Shock Solution 13

     
   

 

     
     

The fluid loading appears complete, but the dopamine is having a disastrous effect: the last thing a patient needs following a myocardial infarction is a tachycardia of 140. I would insert a pulmonary artery catheter (PAC) to find out what this patient’s left sided filling pressures are and what his cardiac output is.

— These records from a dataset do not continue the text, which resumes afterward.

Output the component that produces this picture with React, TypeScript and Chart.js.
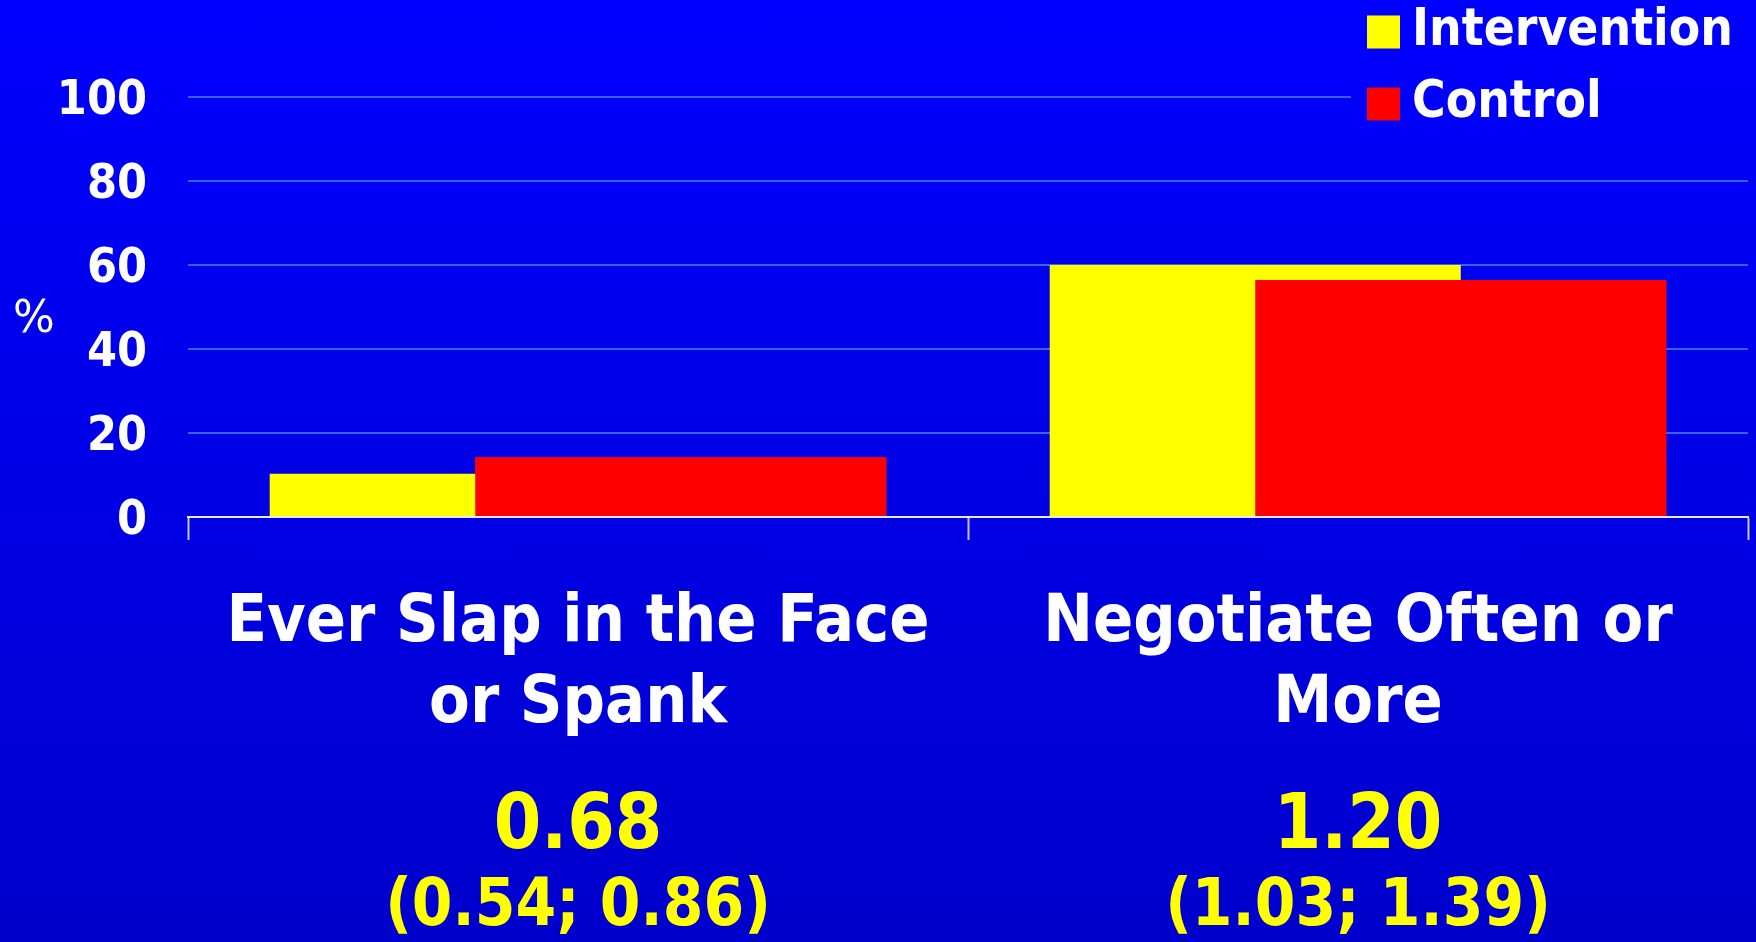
import React, { useEffect, useRef } from "react";
import { Chart, registerables } from "chart.js";

Chart.register(...registerables);

// ---- data ----
const categories = [
  ["Ever Slap in the Face", "or Spank"],
  ["Negotiate Often or", "More"],
];
const oddsRatios = ["0.68", "1.20"];
const confidenceIntervals = ["(0.54; 0.86)", "(1.03; 1.39)"];
const seriesNames = ["Intervention", "Control"];
const interventionValues = [10.3, 60];
const controlValues = [14.2, 56.4];
const yTickValues = [0, 20, 40, 60, 80, 100];
const yAxisLabel = "%";

// ---- styles ----
const FONT = "'DejaVu Sans Condensed', 'DejaVu Sans', sans-serif";
const WHITE = "#ffffff";
const YELLOW = "#ffff00";
const RED = "#ff0000";

const overlayPlugin = {
  id: "overlay",
  afterLayout(chart: any) {
    const lg = chart.legend;
    if (!lg) return;
    const right = chart.chartArea.right;
    lg.left = right - 388.5;
    lg.right = right;
    lg.top = -14.5;
    lg.bottom = lg.top + 400;
  },
  afterDatasetsDraw(chart: any) {
    // control bars sit in front of the intervention bars
    const meta = chart.getDatasetMeta(1);
    meta.data.forEach((el: any) => el.draw(chart.ctx));
  },
  afterDraw(chart: any) {
    const { ctx, chartArea, legend } = chart;
    const x0 = chartArea.right - 397;
    ctx.clearRect(x0, 0, chartArea.right - x0 + 1, 125);
    legend.draw();
    ctx.save();
    ctx.fillStyle = WHITE;
    ctx.font = `44px 'DejaVu Sans', sans-serif`;
    ctx.textAlign = "left";
    ctx.textBaseline = "alphabetic";
    ctx.fillText(yAxisLabel, 13, 332);
    ctx.restore();
  },
};

export default function App() {
  const canvasRef = useRef<HTMLCanvasElement | null>(null);

  useEffect(() => {
    const canvas = canvasRef.current;
    if (!canvas) return;
    const chart = new Chart(canvas, {
      type: "bar",
      data: {
        labels: categories as any,
        datasets: [
          {
            label: seriesNames[0],
            data: interventionValues,
            backgroundColor: YELLOW,
            borderWidth: 0,
            categoryPercentage: 0.527,
            barPercentage: 2,
          },
          {
            label: seriesNames[1],
            data: controlValues,
            backgroundColor: RED,
            borderWidth: 0,
            categoryPercentage: 0.527,
            barPercentage: 2,
          },
        ],
      },
      options: {
        responsive: false,
        animation: false,
        events: [],
        layout: { padding: { top: 97, right: 8, bottom: 0, left: 0 } },
        plugins: {
          tooltip: { enabled: false },
          legend: {
            display: true,
            position: "chartArea",
            align: "start",
            labels: {
              color: WHITE,
              font: { family: FONT, size: 51, weight: "bold" },
              usePointStyle: true,
              pointStyle: "rect",
              boxWidth: 6,
              boxHeight: 33,
              padding: 21,
            },
          },
        },
        scales: {
          x: {
            type: "category",
            position: "bottom",
            weight: 0,
            offset: true,
            grid: {
              display: true,
              drawOnChartArea: false,
              drawTicks: true,
              offset: true,
              tickLength: 23,
              tickWidth: 2,
              tickColor: "#c4c4ec",
            },
            border: { display: true, color: "#e8e8ff", width: 2 },
            ticks: {
              color: WHITE,
              font: { family: FONT, size: 66, weight: "bold", lineHeight: 1.227 },
              padding: 43,
              autoSkip: false,
              maxRotation: 0,
              minRotation: 0,
            },
            afterFit: (s: any) => {
              s.height = 250;
            },
          },
          x2: {
            type: "category",
            position: "bottom",
            weight: 1,
            offset: true,
            labels: oddsRatios,
            grid: { display: false, drawTicks: false },
            border: { display: false },
            ticks: {
              color: YELLOW,
              font: { family: FONT, size: 76, weight: "bold", lineHeight: 1.2 },
              padding: 16,
              autoSkip: false,
              maxRotation: 0,
              minRotation: 0,
            },
            afterFit: (s: any) => {
              s.height = 90;
            },
          },
          x3: {
            type: "category",
            position: "bottom",
            weight: 2,
            offset: true,
            labels: confidenceIntervals,
            grid: { display: false, drawTicks: false },
            border: { display: false },
            ticks: {
              color: YELLOW,
              font: { family: FONT, size: 65, weight: "bold", lineHeight: 1.2 },
              padding: 12,
              autoSkip: false,
              maxRotation: 0,
              minRotation: 0,
            },
            afterFit: (s: any) => {
              s.height = 85;
            },
          },
          y: {
            type: "linear",
            min: yTickValues[0],
            max: yTickValues[yTickValues.length - 1],
            afterBuildTicks: (s: any) => {
              s.ticks = yTickValues.map((v) => ({ value: v }));
            },
            grid: {
              color: "#3366ff",
              lineWidth: 2,
              drawTicks: false,
            },
            border: { display: false },
            ticks: {
              color: WHITE,
              font: { family: FONT, size: 48, weight: "bold" },
              padding: 41,
              labelOffset: 5,
            },
            afterFit: (s: any) => {
              s.width = 188;
            },
          },
        },
      } as any,
      plugins: [overlayPlugin],
    });
    return () => chart.destroy();
  }, []);

  return (
    <div
      style={{
        position: "fixed",
        left: 0,
        top: 0,
        width: 1756,
        height: 942,
        background: "linear-gradient(#0000ff, #0000cc)",
      }}
    >
      <canvas ref={canvasRef} width={1756} height={942} style={{ display: "block" }} />
    </div>
  );
}
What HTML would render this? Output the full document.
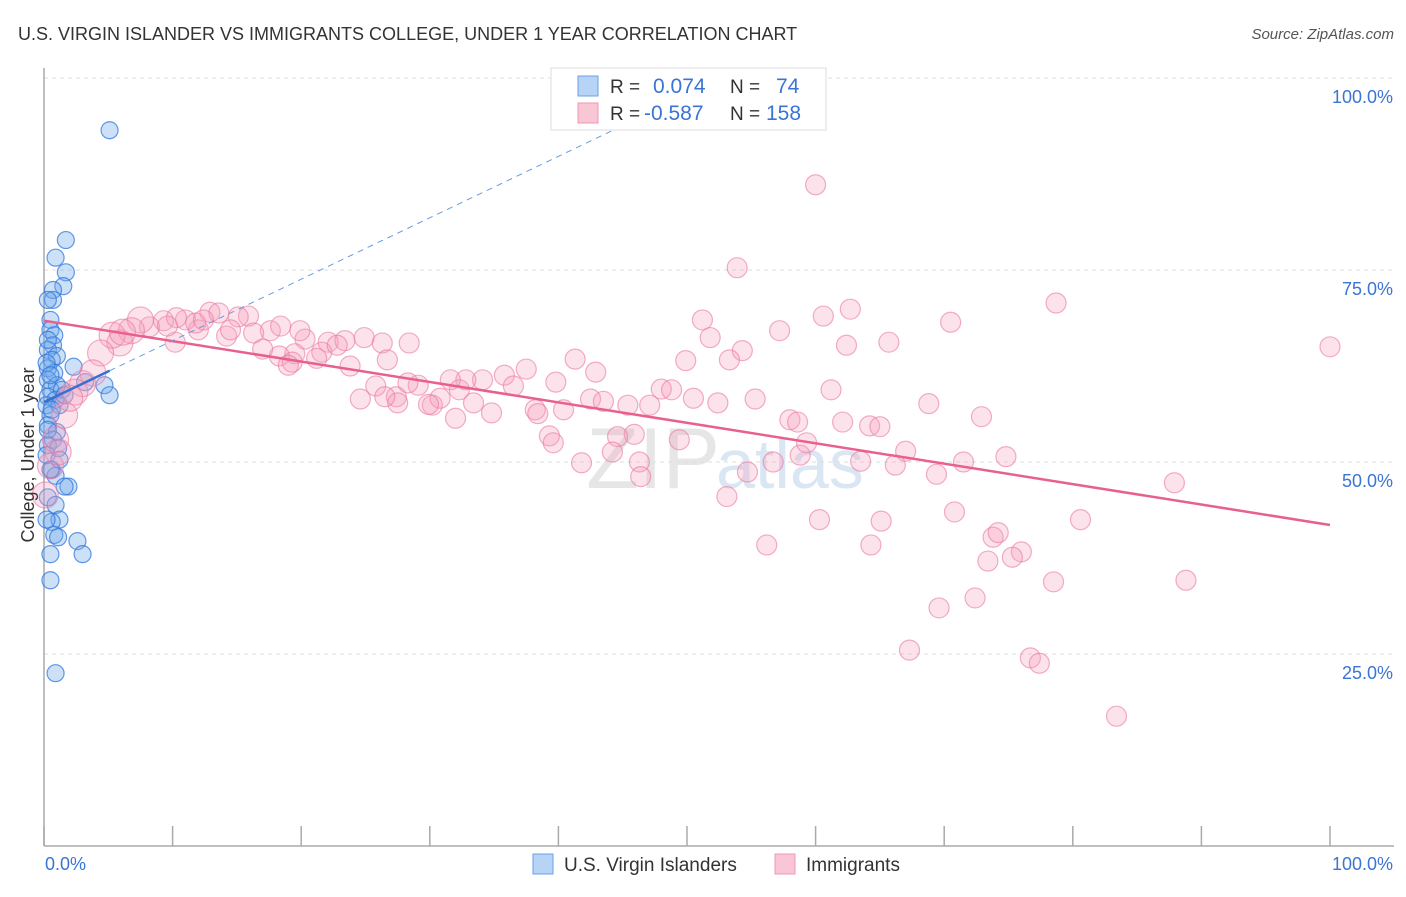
<!DOCTYPE html>
<html><head><meta charset="utf-8"><style>
body{margin:0;background:#fff;width:1406px;height:892px;overflow:hidden;font-family:"Liberation Sans",sans-serif}
svg text{font-family:"Liberation Sans",sans-serif}
</style></head><body>
<svg id="chart" width="1406" height="892" xmlns="http://www.w3.org/2000/svg">
<text x="18" y="40" font-size="18" fill="#333">U.S. VIRGIN ISLANDER VS IMMIGRANTS COLLEGE, UNDER 1 YEAR CORRELATION CHART</text>
<text x="1394" y="39" font-size="15" fill="#555" font-style="italic" text-anchor="end">Source: ZipAtlas.com</text>
<text x="720" y="488" font-size="86" fill="#e6e6e6" text-anchor="end" font-family="Liberation Serif">ZIP</text>
<text x="716" y="488" font-size="70" fill="#dbe6f5">atlas</text>
<g id="grid"></g><g id="axes"></g><g id="blue"></g><g id="pink"></g><g id="lines"></g>
<text transform="translate(34,455) rotate(-90)" font-size="18" fill="#333" text-anchor="middle">College, Under 1 year</text>
<text x="45" y="870" font-size="18" fill="#3a74d4">0.0%</text>
<text x="1393" y="870" font-size="18" fill="#3a74d4" text-anchor="end">100.0%</text>
<g>
<rect x="551" y="68" width="275" height="62" fill="#fff" stroke="#ddd"/>
<rect x="578" y="76" width="20" height="20" fill="#b7d3f5" stroke="#6aa0e6"/>
<rect x="578" y="103" width="20" height="20" fill="#f9c6d6" stroke="#ee97b5"/>
<text x="610" y="93" font-size="19" fill="#333">R = </text><text x="653" y="93" font-size="21" fill="#3a74d4">0.074</text>
<text x="730" y="93" font-size="19" fill="#333">N = </text><text x="776" y="93" font-size="21" fill="#3a74d4">74</text>
<text x="610" y="120" font-size="19" fill="#333">R = </text><text x="644" y="120" font-size="21" fill="#3a74d4">-0.587</text>
<text x="730" y="120" font-size="19" fill="#333">N = </text><text x="766" y="120" font-size="21" fill="#3a74d4">158</text>
</g>
<g><rect x="533" y="854" width="20" height="20" fill="#b7d3f5" stroke="#6aa0e6"/><text x="564" y="871" font-size="19" fill="#333">U.S. Virgin Islanders</text></g>
<g><rect x="775" y="854" width="20" height="20" fill="#f9c6d6" stroke="#ee97b5"/><text x="806" y="871" font-size="19" fill="#333">Immigrants</text></g>
</svg>
<script>
const yTicks=[25,50,75,100];
const yTickLabels=["25.0%","50.0%","75.0%","100.0%"];
const xTicks=[0,10,20,30,40,50,60,70,80,90,100];
const blueX=[5.1,1.7,0.9,1.7,1.5,0.7,0.7,0.5,0.5,0.8,0.7,0.3,1.0,0.6,0.3,2.3,0.8,0.3,1.0,0.5,1.4,0.3,0.9,0.2,1.2,3.2,4.7,5.1,0.5,0.3,1.0,0.7,0.3,1.1,0.6,0.9,1.9,0.3,0.9,1.2,0.6,0.8,1.1,2.6,0.5,3.0,0.5,0.9,0.3,0.3,0.2,0.5,1.6,0.6,0.2,1.2,0.2,1.6,0.5,0.3];
const blueY=[93.2,78.9,76.6,74.7,72.9,72.4,71.1,68.5,67.2,66.5,65.2,64.6,63.8,63.3,62.2,62.4,61.6,60.7,60.0,59.4,59.4,58.5,58.1,57.4,57.4,60.4,60.0,58.7,56.1,54.8,53.9,52.9,52.2,51.8,49.0,48.2,46.8,45.4,44.4,42.5,42.2,40.5,40.2,39.7,38.0,38.0,34.6,22.5,71.1,65.9,62.9,61.3,58.7,56.8,50.9,50.3,42.5,46.8,49.0,54.2];
const pinkX=[60.0,53.9,78.7,100,51.2,51.8,57.2,60.6,62.7,70.5,65.7,62.4,54.3,53.3,49.9,41.3,42.9,39.8,37.5,35.8,34.1,32.8,31.6,29.1,25.8,27.4,30.2,30.8,32.3,33.4,34.8,36.5,42.5,43.5,38.2,38.4,40.4,45.4,47.1,48.0,48.8,50.5,52.4,55.3,61.2,68.8,72.9,58.0,58.6,62.1,64.2,65.0,67.0,66.2,63.5,71.5,74.8,56.7,58.8,59.3,54.7,53.1,49.4,46.3,45.9,44.6,44.2,41.8,39.3,39.6,46.4,56.2,60.3,65.1,64.3,69.4,70.8,73.8,74.2,76.0,75.3,73.4,80.6,87.9,88.8,78.5,72.4,69.6,67.3,76.7,77.4,83.4,32.0,29.9,27.5,26.5,28.3,24.6,23.8,22.1,23.4,24.9,26.3,28.4,26.7,21.6,20.3,19.5,18.3,19.3,17.6,18.4,17.0,15.9,15.1,14.2,14.5,12.9,13.6,12.0,11.0,10.2,9.3,10.3,8.2,7.5,6.8,5.9,5.3,4.4,3.8,3.0,2.4,1.6,0.9,0.5,0.1,1.1,2.0,6.1,9.6,11.8,12.4,16.3,19.9,19.0,21.2,22.8];
const pinkY=[86.1,75.3,70.7,65.0,68.5,66.2,67.1,69.0,69.9,68.2,65.6,65.2,64.5,63.3,63.2,63.4,61.7,60.4,62.1,61.3,60.7,60.7,60.7,60.0,59.9,58.5,57.4,58.3,59.4,57.7,56.4,59.9,58.2,57.9,56.8,56.3,56.8,57.4,57.4,59.5,59.4,58.3,57.7,58.2,59.4,57.6,55.9,55.5,55.2,55.2,54.7,54.6,51.4,49.6,50.1,50.0,50.7,50.0,50.9,52.5,48.7,45.5,52.9,50.0,53.6,53.3,51.3,49.9,53.4,52.5,48.1,39.2,42.5,42.3,39.2,48.4,43.5,40.2,40.8,38.3,37.6,37.1,42.5,47.3,34.6,34.4,32.3,31.0,25.5,24.5,23.8,16.9,55.7,57.5,57.7,58.5,60.3,58.2,62.5,65.6,65.8,66.2,65.5,65.5,63.3,64.3,66.0,64.1,63.8,63.0,67.1,67.7,64.7,69.0,68.9,66.4,67.2,69.5,69.4,67.2,68.5,65.6,68.4,68.8,67.6,68.5,67.1,65.5,66.5,64.2,61.6,60.2,59.1,56.1,52.9,49.5,45.7,51.3,58.3,66.9,67.7,68.1,68.5,66.8,67.1,62.6,63.5,65.2];
const pinkTrend=[68.4,41.8];
const blueTrend=[57.8,0.8];
const X0=44,X1=1330,Y0=846,YS=7.68;
const sx=v=>X0+(X1-X0)*v/100, sy=v=>Y0-v*YS;
const NS="http://www.w3.org/2000/svg";
function mk(tag,attrs,parent){const e=document.createElementNS(NS,tag);for(const k in attrs)e.setAttribute(k,attrs[k]);document.getElementById(parent).appendChild(e);return e;}
yTicks.forEach((t,i)=>{
 const g=mk('line',{x1:44,x2:1394,y1:sy(t),y2:sy(t),stroke:'#ddd','stroke-dasharray':'4,4'},'grid');
 
 
 const l=mk('text',{x:1393,y:sy(t)+25,'font-size':18,fill:'#3a74d4','text-anchor':'end'},'grid');
 l.textContent=yTickLabels[i];
 
 
});
const ya=mk('line',{x1:44,x2:44,y1:68,y2:846,stroke:'#aaa','stroke-width':1.5},'axes');


const xa=mk('line',{x1:44,x2:1394,y1:846,y2:846,stroke:'#aaa','stroke-width':1.5},'axes');


xTicks.forEach(t=>{
 const k=mk('line',{x1:sx(t),x2:sx(t),y1:826,y2:846,stroke:'#aaa','stroke-width':1.5},'axes');
 
 
});
blueX.forEach((v,i)=>{
 const c=mk('circle',{cx:sx(v),cy:sy(blueY[i]),r:8.5,fill:'rgba(110,165,235,0.35)',stroke:'rgba(50,120,220,0.75)','stroke-width':1.2},'blue');
 
 
});
pinkX.forEach((v,i)=>{
 const r=v<8?13:10;
 const c=mk('circle',{cx:sx(v),cy:sy(pinkY[i]),r:r,fill:'rgba(245,160,190,0.3)',stroke:'rgba(235,120,160,0.6)','stroke-width':1.2},'pink');
 
 
});
const pl=mk('line',{x1:sx(0),y1:sy(pinkTrend[0]),x2:sx(100),y2:sy(pinkTrend[1]),stroke:'#e8608e','stroke-width':2.5},'lines');


const bd=mk('line',{x1:sx(5.1),y1:sy(blueTrend[0]+blueTrend[1]*5.1),x2:sx(45.6),y2:sy(blueTrend[0]+blueTrend[1]*45.6),stroke:'#6a9be0','stroke-width':1,'stroke-dasharray':'6,5'},'lines');


const bl=mk('line',{x1:sx(0),y1:sy(blueTrend[0]),x2:sx(5.1),y2:sy(blueTrend[0]+blueTrend[1]*5.1),stroke:'#3a6fd0','stroke-width':2.5},'lines');


</script>
</body></html>
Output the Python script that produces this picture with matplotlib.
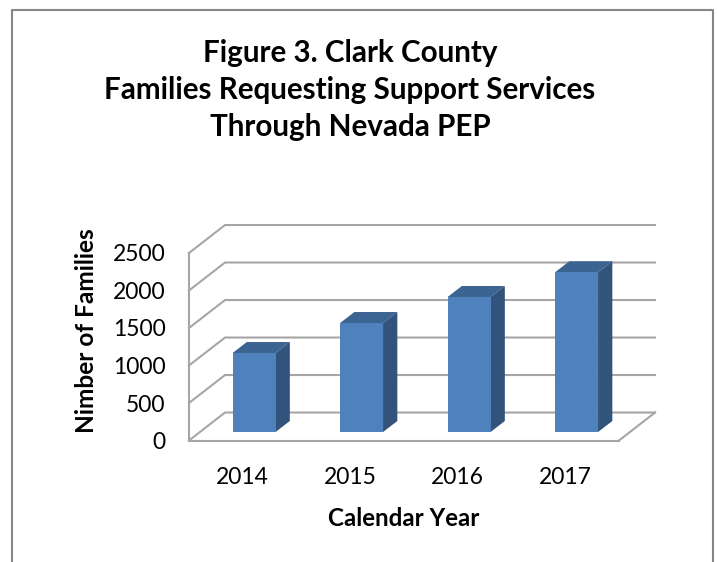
#!/usr/bin/env python3
import matplotlib
matplotlib.use("Agg")
import matplotlib.pyplot as plt
from matplotlib.patches import Polygon

years = ["2014", "2015", "2016", "2017"]
families = [1053, 1453, 1800, 2130]
yticks = [0, 500, 1000, 1500, 2000, 2500]

W, H = 717, 562
plt.rcParams['font.family'] = ['Lato', 'DejaVu Sans']

fig = plt.figure(figsize=(W / 100, H / 100), dpi=100)
# front face of the fake 3d box
ax = fig.add_axes([189 / W, 1 - 440.5 / H, 430 / W, 187.5 / H])
ax.set_xlim(-0.5, 3.5)
ax.set_ylim(0, 2500)
ax.patch.set_alpha(0)

# depth of the box and of the bars, in data units
box_dx, box_dy = 0.335, 373
bar_dx, bar_dy = 0.133, 147
off_x, off_y = 0.105, 113
bar_w = 0.4
grid = '#a6a6a6'

for s in ['top', 'right']:
    ax.spines[s].set_visible(False)
for s in ['left', 'bottom']:
    ax.spines[s].set_color(grid)
    ax.spines[s].set_linewidth(1.5)

for v in yticks:
    ax.plot([-0.5, -0.5 + box_dx, 3.5 + box_dx], [v, v + box_dy, v + box_dy],
            color=grid, lw=1.5, clip_on=False, zorder=1, solid_joinstyle='miter')
ax.plot([3.5, 3.5 + box_dx], [0, box_dy], color=grid, lw=1.5, clip_on=False, zorder=1)

for i, v in enumerate(families):
    x0 = i + off_x - bar_w / 2
    x1 = x0 + bar_w
    y0 = off_y
    y1 = off_y + v
    ax.add_patch(Polygon([(x0, y1), (x1, y1), (x1 + bar_dx, y1 + bar_dy), (x0 + bar_dx, y1 + bar_dy)],
                         fc='#3c6492', ec='none', clip_on=False, zorder=3))
    ax.add_patch(Polygon([(x1, y0), (x1 + bar_dx, y0 + bar_dy), (x1 + bar_dx, y1 + bar_dy), (x1, y1)],
                         fc='#32547c', ec='none', clip_on=False, zorder=3))
    ax.bar(i + off_x, v, bottom=off_y, width=bar_w, color='#4f81bd', clip_on=False, zorder=4)

ax.set_xticks(range(len(years)))
ax.set_xticklabels(years)
ax.set_yticks(yticks)
ax.tick_params(axis='x', length=0, pad=19, labelsize=16.5)
ax.tick_params(axis='y', length=0, pad=17, labelsize=16.5)

ax.set_xlabel('Calendar Year', fontsize=17.4, fontweight='bold', labelpad=14)
fig.text(86 / W, 1 - 331 / H, 'Nimber of Families', fontsize=17.6, fontweight='bold',
         rotation=90, ha='center', va='center')

fig.text(350 / W, 1 - 90 / H,
         'Figure 3. Clark County\nFamilies Requesting Support Services\nThrough Nevada PEP',
         fontsize=21.3, fontweight='bold', ha='center', va='center', linespacing=1.37)

# chart frame
fig.add_artist(plt.Line2D([12 / W, 12 / W, 712.5 / W, 712.5 / W],
                          [0, 1 - 9.5 / H, 1 - 9.5 / H, 0], color='#868686', lw=1.5))

fig.savefig("out.png", dpi=100)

You insert a PAC which yields a cardiac output of 2.2 liters, stroke volume of 35ml a pulmonary capillary wedge pressure of 18, and a mixed venous oxygen saturation of 56%. What do you think?
 

       
      Solution        
     

 

The low cardiac output is a result of a very low stroke volume, which appears inappropriate in the setting of sepsis (his ejection fraction must be very low indeed): the patient is in cardiogenic shock, with a probable peripheral vasoplegia. He appears fully volume loaded. What we need is an agent that will cause peripheral vasoconstriction – to bring the total peripheral resistance back towards normal, improve cardiac contractility and slow down the heart simultaneously, without increasing myocardial oxygen demand. An intra-aortic balloon pump may be a good idea (there is no access to the femoral areas following surgery). An alternative strategy is to put the patient on a combination of dobutamine and norepinephrine – the former titrated against cardiac output, the latter against blood pressure.

Using this strategy on dobutamine 5mic/kg/min and norepinephrine 2.0mic/min, the patient’s blood pressure rose to 120/70, cardiac output to 4.5 liters / min, stroke volume of 70ml and starts to put out urine.

Dx: distributive shock, hypotension, complicated by myocardial ischemia and cardiogenic shock.